Skip all pictures, then copy the lines from the start of the data through the line with "import matplotlib.pyplot as plt", keeping both ends.

• _DATA SECTION_:
>> BEGIN

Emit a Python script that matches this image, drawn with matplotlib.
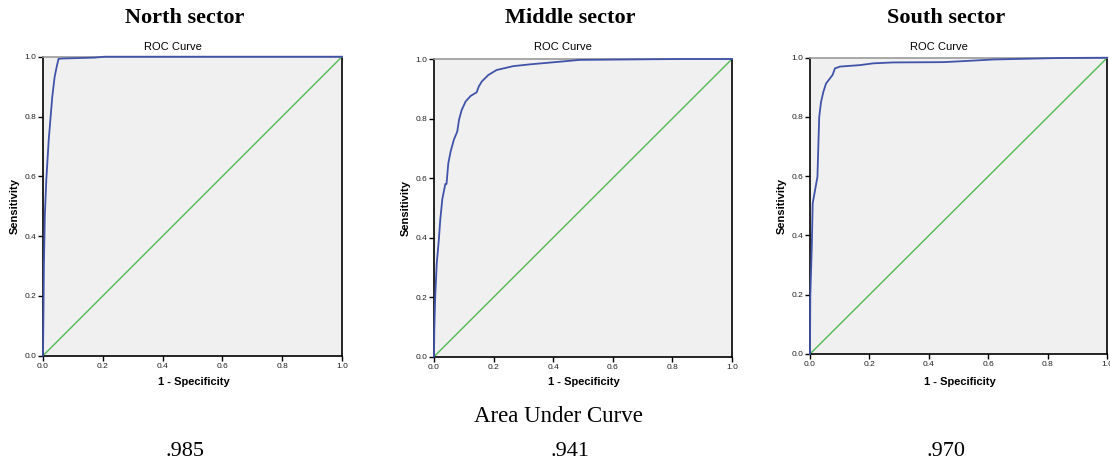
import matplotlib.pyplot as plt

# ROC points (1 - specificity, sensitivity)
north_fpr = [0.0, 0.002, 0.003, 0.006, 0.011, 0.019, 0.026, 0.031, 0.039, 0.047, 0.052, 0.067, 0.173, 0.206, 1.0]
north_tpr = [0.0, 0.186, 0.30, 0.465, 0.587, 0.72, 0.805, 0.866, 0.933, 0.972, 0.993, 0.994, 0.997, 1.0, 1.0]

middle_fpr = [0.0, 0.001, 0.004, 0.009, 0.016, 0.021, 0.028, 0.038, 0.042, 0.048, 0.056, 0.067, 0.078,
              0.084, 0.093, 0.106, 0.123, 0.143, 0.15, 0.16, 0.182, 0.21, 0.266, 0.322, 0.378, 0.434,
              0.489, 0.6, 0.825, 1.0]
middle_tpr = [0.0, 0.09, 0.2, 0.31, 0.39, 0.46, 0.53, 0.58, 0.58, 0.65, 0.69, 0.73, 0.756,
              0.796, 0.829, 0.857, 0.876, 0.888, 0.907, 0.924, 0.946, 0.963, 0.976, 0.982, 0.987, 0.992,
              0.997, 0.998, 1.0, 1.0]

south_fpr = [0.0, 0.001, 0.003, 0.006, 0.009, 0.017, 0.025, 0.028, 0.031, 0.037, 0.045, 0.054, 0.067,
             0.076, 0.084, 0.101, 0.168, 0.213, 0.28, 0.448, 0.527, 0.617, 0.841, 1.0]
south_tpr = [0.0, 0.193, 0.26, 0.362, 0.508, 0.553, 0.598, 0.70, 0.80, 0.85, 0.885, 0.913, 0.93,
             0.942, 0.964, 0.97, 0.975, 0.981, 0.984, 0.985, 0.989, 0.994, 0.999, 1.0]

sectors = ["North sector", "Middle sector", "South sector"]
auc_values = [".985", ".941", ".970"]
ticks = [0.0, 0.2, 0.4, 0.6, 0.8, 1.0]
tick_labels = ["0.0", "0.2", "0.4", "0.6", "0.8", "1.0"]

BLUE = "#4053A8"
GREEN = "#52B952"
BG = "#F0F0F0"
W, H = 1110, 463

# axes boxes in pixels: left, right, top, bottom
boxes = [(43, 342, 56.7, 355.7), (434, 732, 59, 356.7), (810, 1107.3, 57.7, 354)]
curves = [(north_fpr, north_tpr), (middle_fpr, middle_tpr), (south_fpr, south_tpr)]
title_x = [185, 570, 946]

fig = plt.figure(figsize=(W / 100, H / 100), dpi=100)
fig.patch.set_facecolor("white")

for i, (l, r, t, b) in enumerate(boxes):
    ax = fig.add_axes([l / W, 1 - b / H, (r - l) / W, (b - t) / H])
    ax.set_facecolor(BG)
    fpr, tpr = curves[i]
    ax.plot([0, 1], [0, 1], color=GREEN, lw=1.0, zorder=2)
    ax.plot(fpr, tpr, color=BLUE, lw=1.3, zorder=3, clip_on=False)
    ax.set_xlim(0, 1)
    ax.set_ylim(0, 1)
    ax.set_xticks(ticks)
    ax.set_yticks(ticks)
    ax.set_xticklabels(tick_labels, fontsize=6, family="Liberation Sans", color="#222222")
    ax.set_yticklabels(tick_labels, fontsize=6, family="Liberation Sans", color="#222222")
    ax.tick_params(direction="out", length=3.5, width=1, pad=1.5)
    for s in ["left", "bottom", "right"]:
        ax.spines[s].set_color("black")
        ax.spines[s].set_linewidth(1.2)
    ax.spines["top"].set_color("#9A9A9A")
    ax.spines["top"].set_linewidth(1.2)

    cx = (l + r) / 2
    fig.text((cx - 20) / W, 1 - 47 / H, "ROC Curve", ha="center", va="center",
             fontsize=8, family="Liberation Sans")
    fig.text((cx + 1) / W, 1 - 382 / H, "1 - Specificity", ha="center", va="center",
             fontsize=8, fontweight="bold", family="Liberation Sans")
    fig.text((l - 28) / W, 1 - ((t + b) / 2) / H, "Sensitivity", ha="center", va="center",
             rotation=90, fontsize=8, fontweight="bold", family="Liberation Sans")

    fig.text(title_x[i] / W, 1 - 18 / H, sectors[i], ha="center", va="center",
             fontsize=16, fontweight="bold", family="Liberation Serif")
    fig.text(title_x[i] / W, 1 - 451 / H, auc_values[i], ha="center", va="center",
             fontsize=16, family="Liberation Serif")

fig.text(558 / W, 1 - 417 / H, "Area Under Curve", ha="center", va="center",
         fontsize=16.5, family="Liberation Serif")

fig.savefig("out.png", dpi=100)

>> END

• _TASK OUTPUT_:
Emit a Python script that matches this image, drawn with matplotlib.
import matplotlib.pyplot as plt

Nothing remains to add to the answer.